C’est un drame qui secoue le monde médical marseillais. Une infirmière de l’Assistance Publique-Hôpitaux de Marseille (AP-HM) comparaissait lundi devant le tribunal correctionnel pour homicide involontaire, après avoir administré à une patiente une dose 1000 fois supérieure à celle prescrite d’adrénaline, causant son décès. Le parquet a requis à son encontre 18 mois de prison avec sursis.
Cette affaire tragique remonte au 5 septembre 2017. Ce jour-là, une patiente de 47 ans était entrée au service rhumatologie de l’hôpital de jour de Sainte-Marguerite pour sa cinquième injection destinée à traiter une polyarthrite rhumatoïde. Suite à un épisode allergique, elle subissait un choc anaphylactique, pris en charge par un interne sous la supervision d’un médecin sénior.
Une erreur de dosage catastrophique
Suivant le protocole établi pour ce type d’urgence, l’interne prescrivait l’injection de 20 microgrammes d’adrénaline. Mais l’infirmière, récemment arrivée dans le service, administrait en réalité 20 milligrammes, soit les quatre flacons de 5 mg présents sur le chariot d’urgence. Une dose 1000 fois supérieure à celle prescrite.
La patiente était transférée en réanimation, mais l’erreur de dosage ne serait révélée que le lendemain. Malgré les soins, elle décédait le 9 septembre des suites de ce surdosage.
L’infirmière nie avoir entendu parler de “microgrammes”
Aujourd’hui retraitée, l’infirmière a maintenu devant le tribunal correctionnel avoir entendu l’interne parler de milligrammes et non de microgrammes. Mais pour le chef de service, un tel dosage “ne peut pas exister”, la dose conseillée en cas d’arrêt cardiaque étant d’un milligramme.
On me disait “dépêche-toi, dépêche-toi !”
a expliqué la prévenue à la barre
Interrogée pour savoir quel dosage lui serait apparu mortel, elle a reconnu ne pas savoir, n’ayant jamais utilisé d’adrénaline auparavant dans sa carrière. Une méconnaissance qui interpelle le compagnon de la victime, lui-même infirmier.
“Ce n’est pas digne d’un infirmier”
Formateur en cancérologie, il a exhibé au tribunal une seringue montrant la quantité “astronomique” administrée.

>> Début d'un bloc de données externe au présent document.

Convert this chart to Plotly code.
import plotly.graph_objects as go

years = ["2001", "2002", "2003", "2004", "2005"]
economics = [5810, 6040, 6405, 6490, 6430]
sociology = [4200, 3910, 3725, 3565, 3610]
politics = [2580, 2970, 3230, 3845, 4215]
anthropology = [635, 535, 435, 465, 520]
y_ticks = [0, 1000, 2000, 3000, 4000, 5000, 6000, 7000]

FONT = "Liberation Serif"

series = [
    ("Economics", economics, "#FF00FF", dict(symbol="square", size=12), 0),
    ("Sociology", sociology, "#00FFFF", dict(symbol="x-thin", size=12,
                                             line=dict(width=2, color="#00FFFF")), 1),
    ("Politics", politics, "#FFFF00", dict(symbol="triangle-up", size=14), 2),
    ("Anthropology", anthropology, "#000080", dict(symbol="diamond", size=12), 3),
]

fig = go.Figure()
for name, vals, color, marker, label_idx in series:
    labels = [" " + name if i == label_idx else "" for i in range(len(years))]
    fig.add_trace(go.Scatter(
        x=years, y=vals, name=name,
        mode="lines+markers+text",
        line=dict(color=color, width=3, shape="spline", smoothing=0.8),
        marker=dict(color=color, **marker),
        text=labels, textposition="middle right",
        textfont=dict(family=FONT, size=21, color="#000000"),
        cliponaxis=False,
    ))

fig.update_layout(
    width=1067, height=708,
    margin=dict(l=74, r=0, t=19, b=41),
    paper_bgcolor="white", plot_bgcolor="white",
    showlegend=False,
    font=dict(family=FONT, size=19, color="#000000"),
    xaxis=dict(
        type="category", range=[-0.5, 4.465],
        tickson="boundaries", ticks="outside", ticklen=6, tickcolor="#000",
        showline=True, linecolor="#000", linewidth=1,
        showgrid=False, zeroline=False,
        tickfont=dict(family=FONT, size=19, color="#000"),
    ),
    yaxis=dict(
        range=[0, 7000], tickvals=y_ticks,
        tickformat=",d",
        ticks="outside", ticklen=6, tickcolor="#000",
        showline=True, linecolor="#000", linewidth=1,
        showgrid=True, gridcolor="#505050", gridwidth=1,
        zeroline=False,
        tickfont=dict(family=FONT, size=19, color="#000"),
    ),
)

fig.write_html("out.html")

Ce n’est pas digne d’un infirmier. Elle a tué ma femme, c’est normal qu’elle soit ici.
a-t-il déploré
Pour le procureur, “si l’infirmier a un doute sur la prescription, il la vérifie auprès de son auteur”. Réclamant la relaxe, l’avocat de l’infirmière a plaidé que sa cliente “ne cherche pas à esquiver quoi que ce soit, à la différence de l’AP-HM qui veut se dédouaner de sa responsabilité”. Le jugement sera rendu le 9 septembre.
Des questions sur la sécurité des soins
Au-delà du drame humain, cette affaire soulève de nombreuses interrogations :
- Les protocoles d’urgence sont-ils suffisamment clairs et maîtrisés par tous les soignants ?

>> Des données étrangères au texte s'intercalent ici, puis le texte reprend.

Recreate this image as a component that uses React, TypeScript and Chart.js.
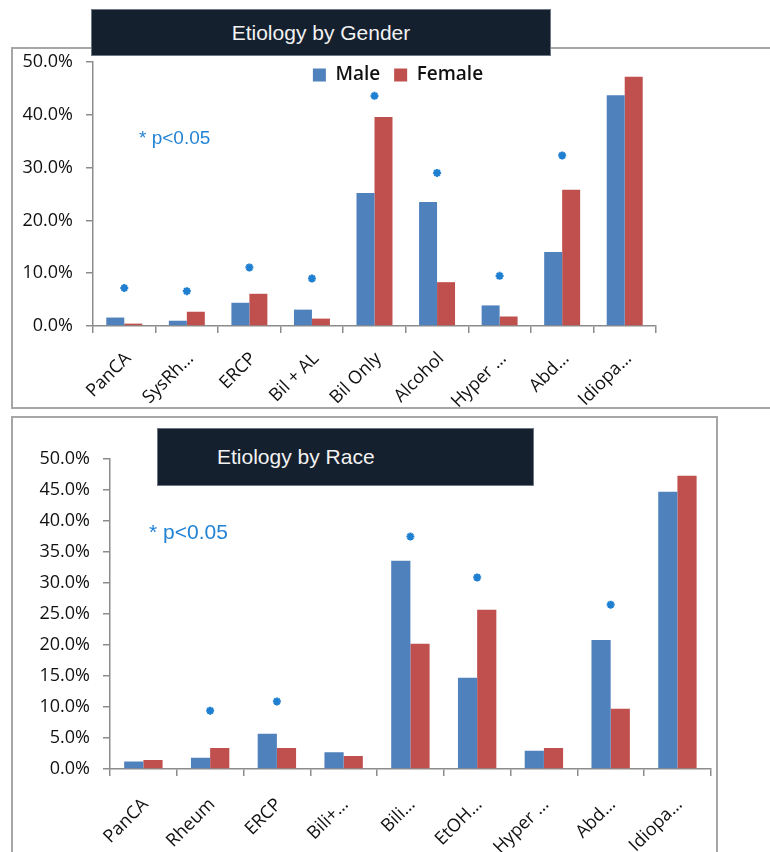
import React, { useEffect, useRef } from 'react';
import { Chart, registerables } from 'chart.js';

Chart.register(...registerables);

// ---------- data ----------
const genderCategories = ['PanCA', 'SysRh…', 'ERCP', 'Bil + AL', 'Bil Only', 'Alcohol', 'Hyper …', 'Abd…', 'Idiopa…'];
const genderMale = [1.6, 1.0, 4.4, 3.1, 25.2, 23.5, 3.9, 14.0, 43.7];
const genderFemale = [0.45, 2.7, 6.1, 1.4, 39.6, 8.3, 1.8, 25.8, 47.2];
const genderSignificance = [7.2, 6.6, 11.1, 9.0, 43.6, 29.0, 9.5, 32.3, null];
const genderTicks = [0, 10, 20, 30, 40, 50];

const raceCategories = ['PanCA', 'Rheum', 'ERCP', 'Bili+…', 'Bili…', 'EtOH…', 'Hyper …', 'Abd…', 'Idiopa…'];
const raceSeriesA = [1.2, 1.8, 5.7, 2.7, 33.6, 14.7, 2.95, 20.8, 44.7];
const raceSeriesB = [1.45, 3.4, 3.4, 2.1, 20.2, 25.7, 3.4, 9.7, 47.3];
const raceSignificance = [null, 9.4, 10.9, null, 37.5, 30.9, null, 26.5, null];
const raceTicks = [0, 5, 10, 15, 20, 25, 30, 35, 40, 45, 50];

const seriesNames = ['Male', 'Female'];
const raceSeriesNames = ['Group A', 'Group B'];

// ---------- styles ----------
const BLUE = '#4f81bd';
const RED = '#c0504d';
const STAR = '#1f7fd0';
const FONT = "'Open Sans', sans-serif";
const AXIS = '#8c8c8c';

type Cfg = {
  cats: string[];
  a: number[];
  b: number[];
  sig: (number | null)[];
  names: string[];
  ticks: number[];
  yWidth: number;
  xHeight: number;
  padding: { left: number; right: number; top: number; bottom: number };
  legend: boolean;
  legendCenter: { x: number; y: number };
  labelOffset: number;
  xPadding: number;
};

const LEGEND_FONT = 19;
const LEGEND_PAD = 14;

function buildConfig(c: Cfg): any {
  const placeLegend = {
    id: 'placeLegend',
    afterLayout(chart: any) {
      const lg = chart.legend;
      if (!lg || !c.legend) return;
      const w = lg.right - lg.left;
      const h = lg.bottom - lg.top;
      lg.left = c.legendCenter.x - w / 2;
      lg.right = lg.left + w;
      lg.top = c.legendCenter.y - LEGEND_PAD - LEGEND_FONT / 2;
      lg.bottom = lg.top + h;
    },
  };
  return {
    type: 'bar',
    data: {
      labels: c.cats,
      datasets: [
        {
          type: 'line',
          label: 'p<0.05',
          data: c.sig,
          showLine: false,
          pointStyle: 'star',
          pointRadius: 4,
          pointBorderWidth: 2.2,
          pointBorderColor: STAR,
          pointBackgroundColor: STAR,
          order: 0,
        },
        {
          label: c.names[0],
          data: c.a,
          backgroundColor: BLUE,
          borderWidth: 0,
          order: 1,
        },
        {
          label: c.names[1],
          data: c.b,
          backgroundColor: RED,
          borderWidth: 0,
          order: 1,
        },
      ],
    },
    options: {
      responsive: false,
      animation: false,
      devicePixelRatio: 1,
      layout: { padding: c.padding },
      datasets: { bar: { categoryPercentage: 0.575, barPercentage: 1 } },
      plugins: {
        tooltip: { enabled: false },
        legend: {
          display: c.legend,
          position: 'top',
          align: 'center',
          labels: {
            font: { family: FONT, size: LEGEND_FONT, weight: '600' },
            color: '#111',
            boxWidth: 13,
            boxHeight: 13,
            padding: LEGEND_PAD,
            filter: (item: any) => item.datasetIndex > 0,
          },
        },
      },
      scales: {
        x: {
          grid: {
            display: true,
            drawOnChartArea: false,
            drawTicks: true,
            tickLength: 7,
            color: AXIS,
            lineWidth: 1.5,
            offset: true,
          },
          border: { display: true, color: AXIS, width: 1.5 },
          ticks: {
            minRotation: 45,
            maxRotation: 45,
            autoSkip: false,
            padding: c.xPadding,
            labelOffset: c.labelOffset,
            font: { family: FONT, size: 18 },
            color: '#111',
          },
          afterFit: (s: any) => {
            s.height = c.xHeight;
          },
        },
        y: {
          min: c.ticks[0],
          max: c.ticks[c.ticks.length - 1],
          afterBuildTicks: (s: any) => {
            s.ticks = c.ticks.map((v) => ({ value: v }));
          },
          grid: {
            display: true,
            drawOnChartArea: false,
            drawTicks: true,
            tickLength: 7,
            color: AXIS,
            lineWidth: 1.5,
          },
          border: { display: true, color: AXIS, width: 1.5 },
          ticks: {
            padding: 13,
            font: { family: FONT, size: 18 },
            color: '#111',
            callback: (v: any) => Number(v).toFixed(1) + '%',
          },
          afterFit: (s: any) => {
            s.width = c.yWidth;
          },
        },
      },
    },
    plugins: [placeLegend],
  };
}

function BarChart(props: { cfg: Cfg; width: number; height: number; style: React.CSSProperties }) {
  const ref = useRef<HTMLCanvasElement | null>(null);
  useEffect(() => {
    if (!ref.current) return;
    const chart = new Chart(ref.current, buildConfig(props.cfg));
    return () => chart.destroy();
  }, []);
  return <canvas ref={ref} width={props.width} height={props.height} style={{ position: 'absolute', ...props.style }} />;
}

// top canvas starts at page y=10, legend (height 19+14+10=43) sits above the plot area
const genderCfg: Cfg = {
  cats: genderCategories,
  a: genderMale,
  b: genderFemale,
  sig: genderSignificance,
  names: seriesNames,
  ticks: genderTicks,
  yWidth: 79,
  xHeight: 82,
  padding: { left: 0, right: 114, top: 9, bottom: 0 },
  legend: true,
  legendCenter: { x: 384, y: 65 },
  labelOffset: 4,
  xPadding: 15,
};

const raceCfg: Cfg = {
  cats: raceCategories,
  a: raceSeriesA,
  b: raceSeriesB,
  sig: raceSignificance,
  names: raceSeriesNames,
  ticks: raceTicks,
  yWidth: 96,
  xHeight: 83,
  padding: { left: 0, right: 1, top: 40, bottom: 0 },
  legend: false,
  legendCenter: { x: 0, y: 0 },
  labelOffset: 2,
  xPadding: 18,
};

export default function App() {
  const titleBase: React.CSSProperties = {
    position: 'absolute',
    background: '#15202f',
    border: '1px solid #6f7784',
    boxSizing: 'border-box',
    color: '#f2f2f2',
    fontFamily: "'Liberation Sans', Arial, sans-serif",
    fontSize: 21,
    display: 'flex',
    alignItems: 'center',
  };
  const note: React.CSSProperties = {
    position: 'absolute',
    color: '#2383d5',
    fontFamily: "'Liberation Sans', Arial, sans-serif",
    lineHeight: 1,
    whiteSpace: 'nowrap',
  };
  return (
    <div style={{ position: 'absolute', left: 0, top: 0, width: 770, height: 852, overflow: 'hidden', background: '#fff' }}>
      {/* top panel frame */}
      <div style={{ position: 'absolute', left: 11, top: 47, width: 800, height: 362, border: '2px solid #a6a6a6', boxSizing: 'border-box' }} />
      <BarChart cfg={genderCfg} width={756} height={398} style={{ left: 14, top: 10 }} />
      <div style={{ ...titleBase, left: 91, top: 9, width: 460, height: 47, justifyContent: 'center' }}>Etiology by Gender</div>
      <div style={{ ...note, left: 139, top: 128, fontSize: 19 }}>* p&lt;0.05</div>

      {/* bottom panel frame */}
      <div style={{ position: 'absolute', left: 11, top: 416, width: 707, height: 460, border: '2px solid #a6a6a6', boxSizing: 'border-box' }} />
      <BarChart cfg={raceCfg} width={703} height={433} style={{ left: 14, top: 419 }} />
      <div style={{ ...titleBase, left: 157, top: 428, width: 377, height: 58, paddingLeft: 59 }}>Etiology by Race</div>
      <div style={{ ...note, left: 149, top: 521, fontSize: 21 }}>* p&lt;0.05</div>
    </div>
  );
}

- La formation des infirmiers est-elle adéquate pour faire face à ce type de situation ?
- Quel est le rôle du médecin sénior dans la supervision des internes et la vérification des prescriptions ?
- Comment éviter ce genre d’erreur médicale grave aux conséquences dramatiques ?
Autant de questions auxquelles la justice devra apporter des réponses, afin que ce drame ne se reproduise plus. Car si une erreur est humaine, ses conséquences peuvent être irréparables. Il en va de la sécurité des patients et de la confiance accordée au système de santé.